All the data should be repeated exactly. Any image in it is left out.

##### DATA SHOWN #####

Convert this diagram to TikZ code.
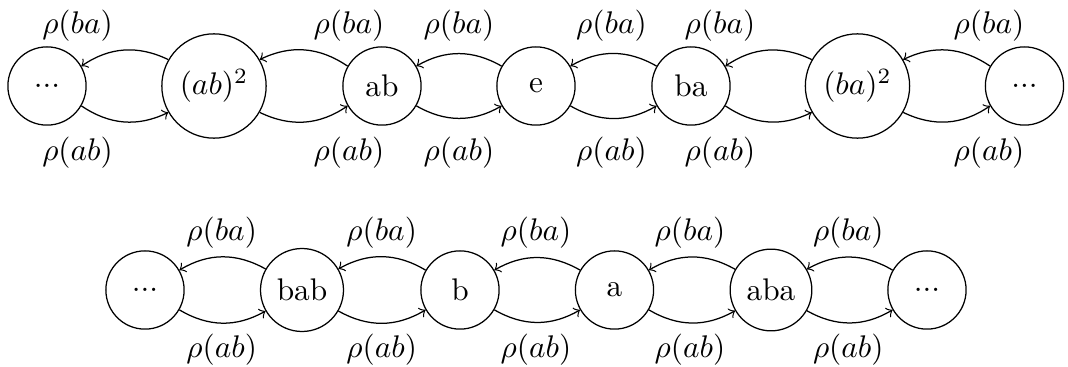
\documentclass[tikz,border=0pt]{standalone}
\begin{document}
\begin{tikzpicture}[x=0.3195pt,y=-0.3195pt,
  stnode/.style={circle,draw,line width=0.4pt,minimum size=2.5em,inner sep=0.3333em},
  lbl/.style={inner sep=0pt},
  conn/.style={->,line width=0.4pt,bend right=30}]
\useasboundingbox (0,0) rectangle (1068,367);
% top row
\node[stnode] (t1) at (47,86) {...};
\node[stnode] (t2) at (214,86) {$(ab)^2$};
\node[stnode] (t3) at (382,86) {ab};
\node[stnode] (t4) at (536,86) {e};
\node[stnode] (t5) at (691,86) {ba};
\node[stnode] (t6) at (857.5,86) {$(ba)^2$};
\node[stnode] (t7) at (1024.5,86) {...};
% bottom row
\node[stnode] (b1) at (145,290) {...};
\node[stnode] (b2) at (302,290) {bab};
\node[stnode] (b3) at (460,290) {b};
\node[stnode] (b4) at (614.5,290) {a};
\node[stnode] (b5) at (771,290) {aba};
\node[stnode] (b6) at (927,290) {...};
% connectors top row
\foreach \l/\r in {t1/t2,t2/t3,t3/t4,t4/t5,t5/t6,t6/t7,b1/b2,b2/b3,b3/b4,b4/b5,b5/b6}{
  \draw[conn] (\r) to (\l);
  \draw[conn] (\l) to (\r);
}
% labels top row
\foreach \n/\x in {1/77.5,2/349,3/459,4/611.5,5/720,6/989}{
  \node[lbl] (tu\n) at (\x,26) {$\rho(ba)$};
  \node[lbl] (td\n) at (\x,153) {$\rho(ab)$};
}
% labels bottom row
\foreach \n/\x in {1/221.7,2/381.7,3/536,4/690,5/848.3}{
  \node[lbl] (bu\n) at (\x,233) {$\rho(ba)$};
  \node[lbl] (bd\n) at (\x,350) {$\rho(ab)$};
}
\end{tikzpicture}
\end{document}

#####

● **FINAL RESULT**:
Convert this diagram to TikZ code.
\documentclass[tikz,border=0pt]{standalone}
\begin{document}
\begin{tikzpicture}[x=0.3195pt,y=-0.3195pt,
  stnode/.style={circle,draw,line width=0.4pt,minimum size=2.5em,inner sep=0.3333em},
  lbl/.style={inner sep=0pt},
  conn/.style={->,line width=0.4pt,bend right=30}]
\useasboundingbox (0,0) rectangle (1068,367);
% top row
\node[stnode] (t1) at (47,86) {...};
\node[stnode] (t2) at (214,86) {$(ab)^2$};
\node[stnode] (t3) at (382,86) {ab};
\node[stnode] (t4) at (536,86) {e};
\node[stnode] (t5) at (691,86) {ba};
\node[stnode] (t6) at (857.5,86) {$(ba)^2$};
\node[stnode] (t7) at (1024.5,86) {...};
% bottom row
\node[stnode] (b1) at (145,290) {...};
\node[stnode] (b2) at (302,290) {bab};
\node[stnode] (b3) at (460,290) {b};
\node[stnode] (b4) at (614.5,290) {a};
\node[stnode] (b5) at (771,290) {aba};
\node[stnode] (b6) at (927,290) {...};
% connectors top row
\foreach \l/\r in {t1/t2,t2/t3,t3/t4,t4/t5,t5/t6,t6/t7,b1/b2,b2/b3,b3/b4,b4/b5,b5/b6}{
  \draw[conn] (\r) to (\l);
  \draw[conn] (\l) to (\r);
}
% labels top row
\foreach \n/\x in {1/77.5,2/349,3/459,4/611.5,5/720,6/989}{
  \node[lbl] (tu\n) at (\x,26) {$\rho(ba)$};
  \node[lbl] (td\n) at (\x,153) {$\rho(ab)$};
}
% labels bottom row
\foreach \n/\x in {1/221.7,2/381.7,3/536,4/690,5/848.3}{
  \node[lbl] (bu\n) at (\x,233) {$\rho(ba)$};
  \node[lbl] (bd\n) at (\x,350) {$\rho(ab)$};
}
\end{tikzpicture}
\end{document}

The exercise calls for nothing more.